La La Land ou le retour de la comédie musicale

Le film le plus attendu rafraîchit le genre de la comédie musicale. A vos claquettes ! 

Cette mélodie n’est plus vraiment celle de notre époque. Il n’y a certes jamais rien eu de très naturel à voir des gens se mettre soudainement à danser et à faire des numéros de claquettes en plein milieu de la rue, mais disons qu’il fut un temps où ça faisait partie du paysage, du langage commun. Et puis même Disney a fini par trouver que ça sonnait un peu hors de propos. Depuis très longtemps donc, la comédie musicale n’existe plus que pour satisfaire les lubies kitsch de cinéastes pompiers (Baz Luhrmann), les fixettes rétros de vieux monsieurs rincés (Woody Allen, Christophe Honoré, Lars von Trier) ou pour adapter éventuellement les hits de Broadway. Un monde sous cloche, un genre clivant, un espace « à réserver aux amateurs du genre ». Et puis arrive La La Land, un musical en forme de main tendue vers nous.

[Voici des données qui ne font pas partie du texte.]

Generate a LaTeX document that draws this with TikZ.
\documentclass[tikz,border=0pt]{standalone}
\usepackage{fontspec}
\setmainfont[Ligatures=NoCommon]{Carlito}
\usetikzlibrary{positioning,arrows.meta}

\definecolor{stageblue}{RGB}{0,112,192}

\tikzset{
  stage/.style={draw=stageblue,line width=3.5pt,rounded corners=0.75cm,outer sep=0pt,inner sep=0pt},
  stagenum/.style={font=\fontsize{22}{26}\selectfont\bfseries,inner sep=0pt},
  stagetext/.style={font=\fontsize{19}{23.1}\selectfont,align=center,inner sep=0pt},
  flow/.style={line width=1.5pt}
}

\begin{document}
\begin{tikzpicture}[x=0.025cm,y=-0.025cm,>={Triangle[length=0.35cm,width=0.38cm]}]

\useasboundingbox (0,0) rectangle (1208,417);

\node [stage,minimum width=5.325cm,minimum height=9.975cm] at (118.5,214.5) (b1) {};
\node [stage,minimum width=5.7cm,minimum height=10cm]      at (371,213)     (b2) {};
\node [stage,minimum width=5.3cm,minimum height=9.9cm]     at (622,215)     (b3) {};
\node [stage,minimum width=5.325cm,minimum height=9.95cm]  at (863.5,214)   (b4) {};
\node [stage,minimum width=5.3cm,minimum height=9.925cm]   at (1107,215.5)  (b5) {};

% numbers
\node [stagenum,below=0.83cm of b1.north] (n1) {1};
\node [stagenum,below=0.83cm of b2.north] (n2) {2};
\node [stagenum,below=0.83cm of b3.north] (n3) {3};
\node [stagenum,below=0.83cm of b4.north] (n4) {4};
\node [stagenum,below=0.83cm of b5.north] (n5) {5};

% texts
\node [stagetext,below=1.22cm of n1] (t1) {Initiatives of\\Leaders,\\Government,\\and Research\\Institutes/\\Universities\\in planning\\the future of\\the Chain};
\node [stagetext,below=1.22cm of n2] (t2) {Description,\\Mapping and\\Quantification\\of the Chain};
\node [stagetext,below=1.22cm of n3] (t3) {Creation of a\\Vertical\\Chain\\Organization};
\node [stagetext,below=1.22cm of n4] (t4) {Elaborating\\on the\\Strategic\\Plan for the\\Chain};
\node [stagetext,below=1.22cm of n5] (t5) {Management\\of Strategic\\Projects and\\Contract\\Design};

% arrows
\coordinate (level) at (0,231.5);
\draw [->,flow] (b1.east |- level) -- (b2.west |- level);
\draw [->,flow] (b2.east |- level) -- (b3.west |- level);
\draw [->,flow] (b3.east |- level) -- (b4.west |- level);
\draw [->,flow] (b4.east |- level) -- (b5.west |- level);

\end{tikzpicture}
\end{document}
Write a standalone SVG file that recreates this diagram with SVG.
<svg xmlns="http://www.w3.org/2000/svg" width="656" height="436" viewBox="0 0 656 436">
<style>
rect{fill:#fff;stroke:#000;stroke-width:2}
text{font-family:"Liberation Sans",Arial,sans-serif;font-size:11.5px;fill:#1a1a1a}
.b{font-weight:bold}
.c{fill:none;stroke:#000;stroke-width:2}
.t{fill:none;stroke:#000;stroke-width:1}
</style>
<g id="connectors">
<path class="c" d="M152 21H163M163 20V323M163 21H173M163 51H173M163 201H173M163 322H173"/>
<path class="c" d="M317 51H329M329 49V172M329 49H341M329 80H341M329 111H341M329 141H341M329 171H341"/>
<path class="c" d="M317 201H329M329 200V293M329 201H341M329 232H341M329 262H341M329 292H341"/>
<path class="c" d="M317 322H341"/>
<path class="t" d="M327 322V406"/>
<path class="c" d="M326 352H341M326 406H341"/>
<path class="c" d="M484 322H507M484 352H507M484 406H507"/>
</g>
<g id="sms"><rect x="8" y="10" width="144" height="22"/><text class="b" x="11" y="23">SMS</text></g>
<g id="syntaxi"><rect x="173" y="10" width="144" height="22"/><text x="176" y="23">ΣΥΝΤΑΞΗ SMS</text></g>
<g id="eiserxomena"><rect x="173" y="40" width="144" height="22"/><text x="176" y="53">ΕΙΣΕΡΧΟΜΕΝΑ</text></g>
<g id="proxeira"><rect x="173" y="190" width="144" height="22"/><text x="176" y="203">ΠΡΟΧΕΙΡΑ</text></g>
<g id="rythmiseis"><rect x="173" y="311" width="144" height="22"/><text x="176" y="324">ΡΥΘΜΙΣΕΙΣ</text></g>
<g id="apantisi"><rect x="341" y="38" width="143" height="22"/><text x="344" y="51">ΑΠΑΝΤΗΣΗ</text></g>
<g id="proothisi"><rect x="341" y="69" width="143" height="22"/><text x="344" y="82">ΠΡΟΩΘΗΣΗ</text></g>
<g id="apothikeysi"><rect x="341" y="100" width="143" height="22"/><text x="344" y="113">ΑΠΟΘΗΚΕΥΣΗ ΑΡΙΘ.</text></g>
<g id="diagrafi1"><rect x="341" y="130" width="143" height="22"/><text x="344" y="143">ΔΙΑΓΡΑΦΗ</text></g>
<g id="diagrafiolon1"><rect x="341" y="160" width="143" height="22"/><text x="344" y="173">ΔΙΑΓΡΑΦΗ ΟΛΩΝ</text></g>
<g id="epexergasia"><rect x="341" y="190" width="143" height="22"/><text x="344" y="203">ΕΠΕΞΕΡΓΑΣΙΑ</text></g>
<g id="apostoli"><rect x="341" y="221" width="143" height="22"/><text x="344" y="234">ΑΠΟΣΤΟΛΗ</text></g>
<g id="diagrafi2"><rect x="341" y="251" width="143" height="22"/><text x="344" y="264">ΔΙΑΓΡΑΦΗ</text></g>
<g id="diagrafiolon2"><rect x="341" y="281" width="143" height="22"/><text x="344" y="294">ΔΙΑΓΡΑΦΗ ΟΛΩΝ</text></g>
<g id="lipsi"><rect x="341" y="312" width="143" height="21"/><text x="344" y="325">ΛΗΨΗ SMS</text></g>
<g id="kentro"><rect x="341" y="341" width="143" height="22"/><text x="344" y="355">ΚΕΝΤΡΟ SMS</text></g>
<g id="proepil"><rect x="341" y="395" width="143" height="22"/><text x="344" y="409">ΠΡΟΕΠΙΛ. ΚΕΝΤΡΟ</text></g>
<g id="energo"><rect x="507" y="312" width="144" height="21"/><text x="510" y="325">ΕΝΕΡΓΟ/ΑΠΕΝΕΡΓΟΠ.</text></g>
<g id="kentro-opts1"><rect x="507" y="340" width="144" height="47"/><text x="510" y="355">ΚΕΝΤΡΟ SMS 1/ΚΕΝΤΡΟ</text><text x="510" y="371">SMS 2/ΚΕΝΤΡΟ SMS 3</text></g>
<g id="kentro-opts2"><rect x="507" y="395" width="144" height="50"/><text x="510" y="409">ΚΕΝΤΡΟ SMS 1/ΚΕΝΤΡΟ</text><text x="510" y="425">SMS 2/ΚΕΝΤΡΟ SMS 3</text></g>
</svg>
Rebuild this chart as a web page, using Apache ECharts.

Un pianiste un peu lose et une actrice wannabe tombent amoureux au beau milieu de la cité des anges. Bientôt les compromis et les batailles d’ego prendront le pas sur les roucoulades et la vie en technicolor. La musique s’arrêtera-t-elle alors à jamais ? La La Land est un endroit où le décorum chatoyant, l’affranchissement des règles de la pesanteur et les chansonnettes qu’on ne peut pas s’empêcher de pousser ne sont pas la raison d’être du projet ni son programme, mais les seuls moyens de figurer cette toute petite histoire-là, de lui donner son caractère épique et universel. C’est un musical par nature plutôt que par décision, comme quand le genre en valait encore la peine. Chazelle dessine alors un espace mental délimité et façonné seulement par les humeurs de ses amants exaltés. C’est une idée de cinéma purement mélo trempée dans le bain moussant du grand spectacle hollywoodien. Les jambes prennent feu, le cœur chavire, le spectacle est aussi dans la salle. Une mélodie oubliée dont notre époque avait terriblement besoin.